Sunday, November 16, 2014

Old Democracy and New Democracy in Conflict and Harmony

Conflict

Old and new democracy can conflict in many ways.  For instance, the old democratic practice of having voters assemble to vote and instruct their representative becomes increasingly difficult the more voters participate.  One way keep assemblies of voters to a manageable size, of course, if to have each legislator represent a small district, but this can only be carried so far before the legislature becomes too large to be manageable.  Another way to restrict the size of voting assemblies is to restrict the number of voters, by setting high qualifications. 

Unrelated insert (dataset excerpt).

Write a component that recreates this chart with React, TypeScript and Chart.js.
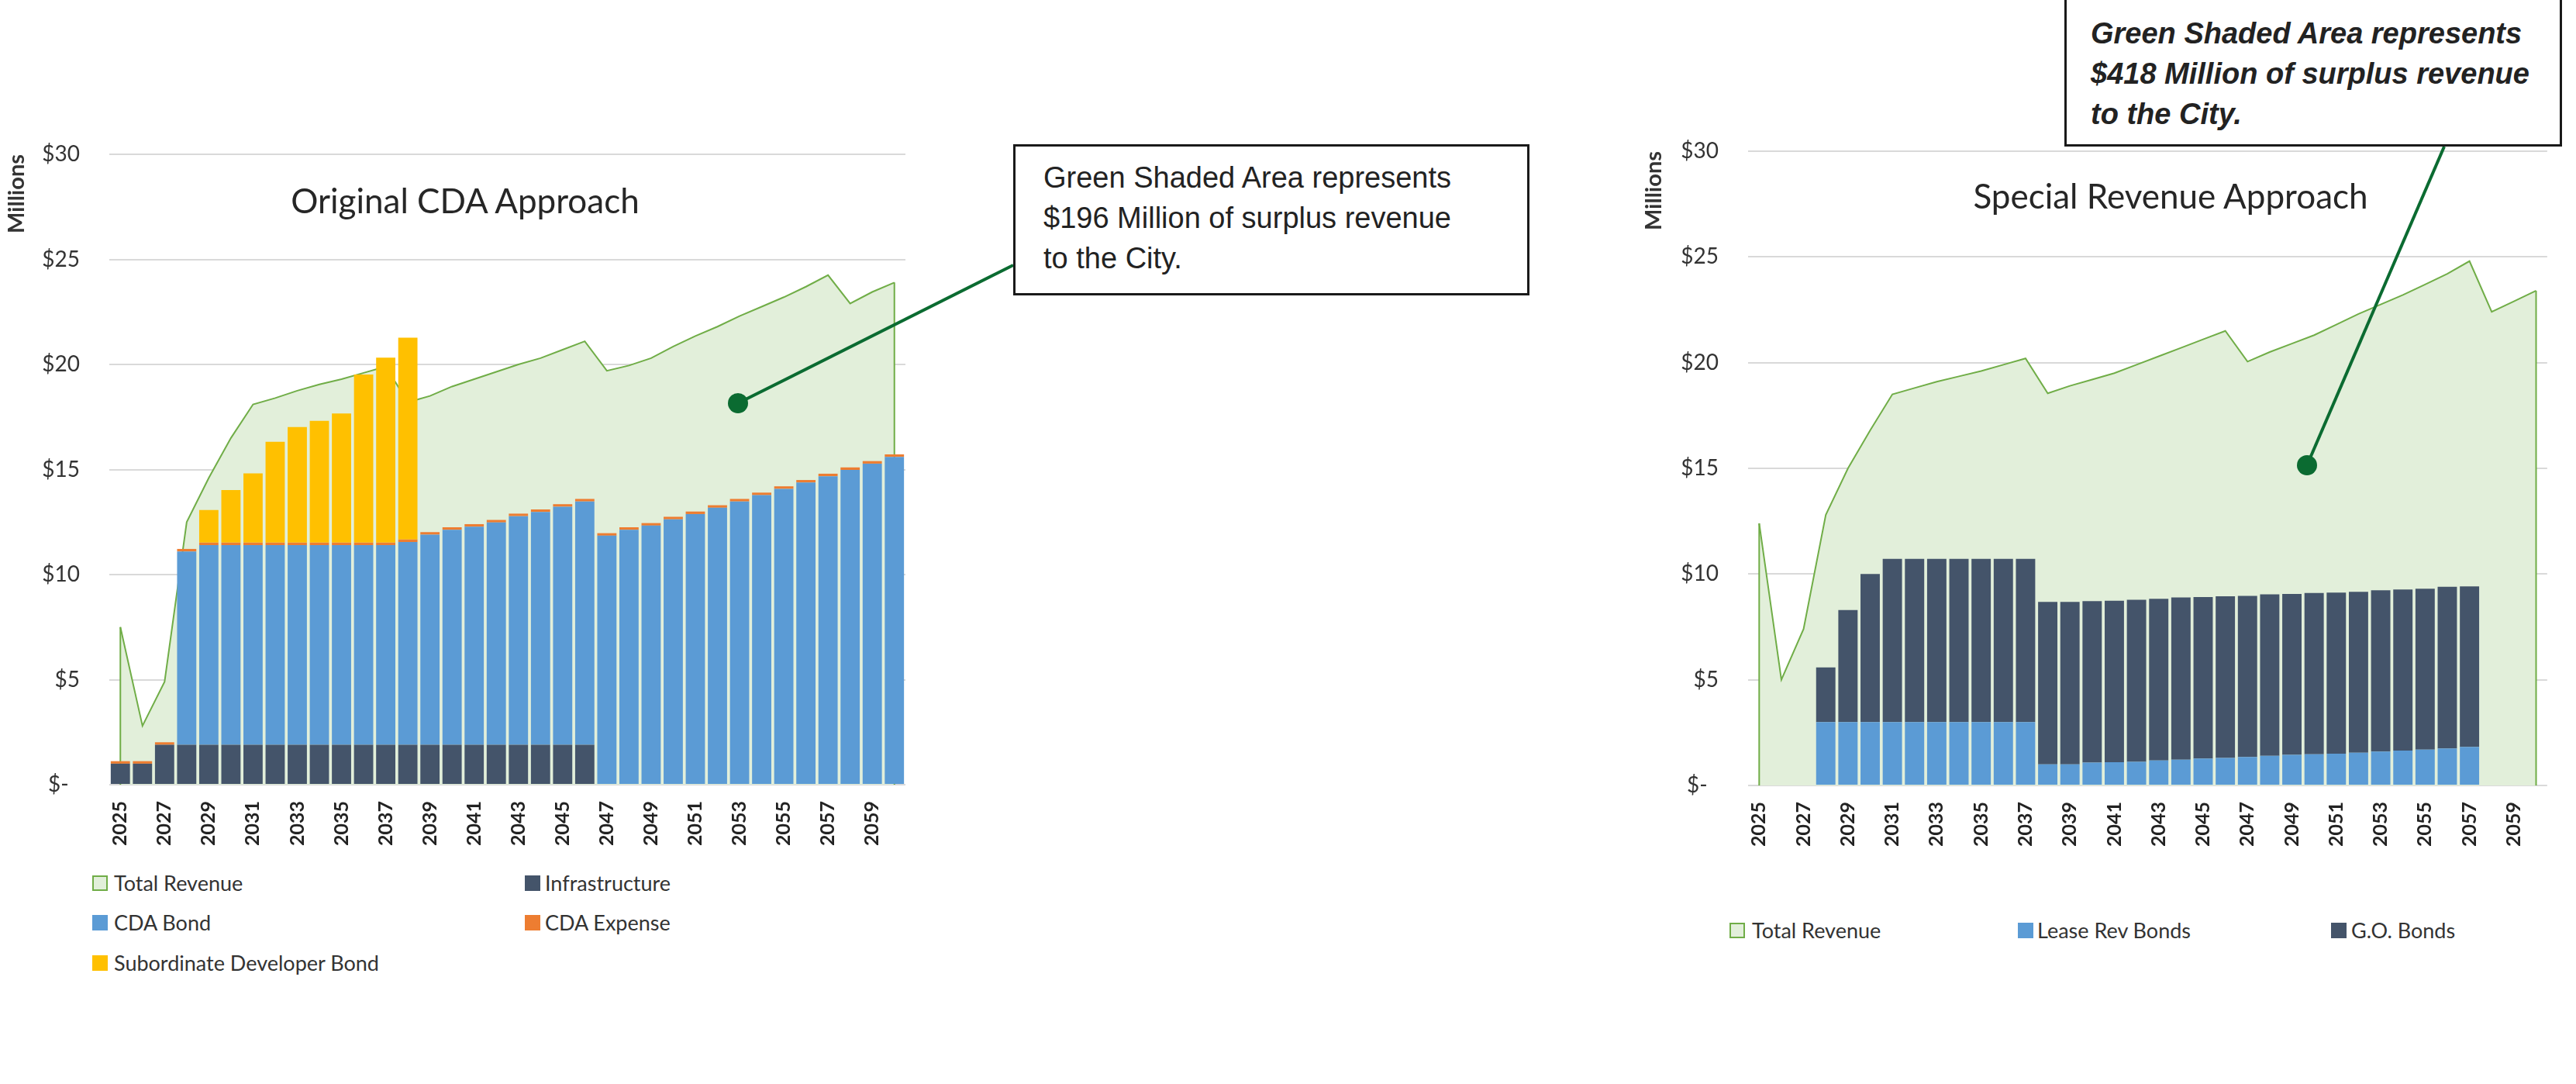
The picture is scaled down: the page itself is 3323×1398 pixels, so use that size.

Furthermore, when votes are openly taken in public assemblies, non-property holders who depend on others for a living are vulnerable to economic coercion.  Some people at the time defended property restrictions on the vote as a way of limiting the influence of the rich and aristocracies.   Hence, Gouverneur Morris could say, “The man who does not give his vote freely is not represented.  It is the man who dictated the vote.” or Noah Webster, “A master of a vessel may put votes in the hands of his crew, for the purpose of carrying an election for a party.”*  In other words, it was assumed that landless tenants would necessarily support their landlord, or wage earners their employer, and thus increase the power of the rich at the expense of the large middle class of small property owners.  This was no idle fear before the invention of the secret ballot.  Voting in public assemblies has other disadvantages from a new democratic viewpoint.  Not only are non-property owners vulnerable to economic coercion, but the most prominent citizens can have an excessive influence on their neighbors, or particularly good public speakers can have undue influence on the debate, or good writers can exercise and undue influence by preparing instructions for the representative.**  If an election district is too small, a few rich and influential residents can even conspire to influence the outcome.  England provided an extreme example; some districts had as few as one or two eligible voters, who were easily bribed in choosing their representative.

New democracy calls for representatives to be elected from districts of equal population, even if this means cutting election districts across city and county lines.  Old democracy calls for representatives to be elected from towns and counties because these organized political bodies are best at controlling and instructing their representatives.  New democracy calls for direct elections of the executive and national representatives.  Old democracy may consider it better to have the state legislature elect both the governor and national representatives because, as a more structured body, it is better able to control them.

Conflict and harmony

None of this is to suggest that new democratic concepts were unknown at the time to Constitution was framed, nor, for that matter, that old democratic concepts are unknown today.  Today, for instance, most people would agree that frequent elections are more democratic than infrequent elections, and that if elections become too infrequent, liberty is in danger.  But there no consensus what too infrequent means, and certainly no sense that annual elections are necessary to preserve liberty.  Likewise, in 1787 most people agreed that the broader the suffrage, the more democratic the government and that too narrow a suffrage was a danger to liberty, but there was no consensus on how narrow was too narrow.  Most people of the time agreed that representation should be at least somewhat proportional to population and allowed a town or county with a larger population to elect a greater number of representatives.  When Jefferson, in his Notes on the State of Virginia, criticized the Virginia constitution as undemocratic, he did not see danger in a four-year Senate, and he actually thought the executive need to be strengthened.  His criticisms were new democratic criticisms – Virginia’s property restrictions excluded nearly half of all white males from the vote; its system of representation by counties denied the western portion of the state its due voice.

In a few places, new democracy was even edging out old democracy.  Pennslyvania, which had the broadest suffrage, also had the highest ratio of people to representatives at 5,000 to one and in large counties had the people meet in several different places to choose their representatives, a practice which must have interfered with their instruction.  In Connecticut and Rhode Island, delegates to the Continental Congress were elected by the people instead of by state legislatures, which, again, must have made it difficult to instruct them.  (Maybe the people elected representatives but the legislature did the instructing).  In Massachusetts and New York, as we have seen, the governor was elected by the people directly instead of by the legislature.  



* This comment is in a footnote that, alas, is not included in the link I have supplied.  See, however, Noah Webster, “A Citizen of America,” “An Examination Into the Leading Principles of the Federal Constitution,” The Debate on the Constitution, Volume One, p. 143.
** On the other hand, in our present system the expense of running a campaign can keep out good candidates, and a well-crafted but misleading 30 second commercial can determine the whole outcome.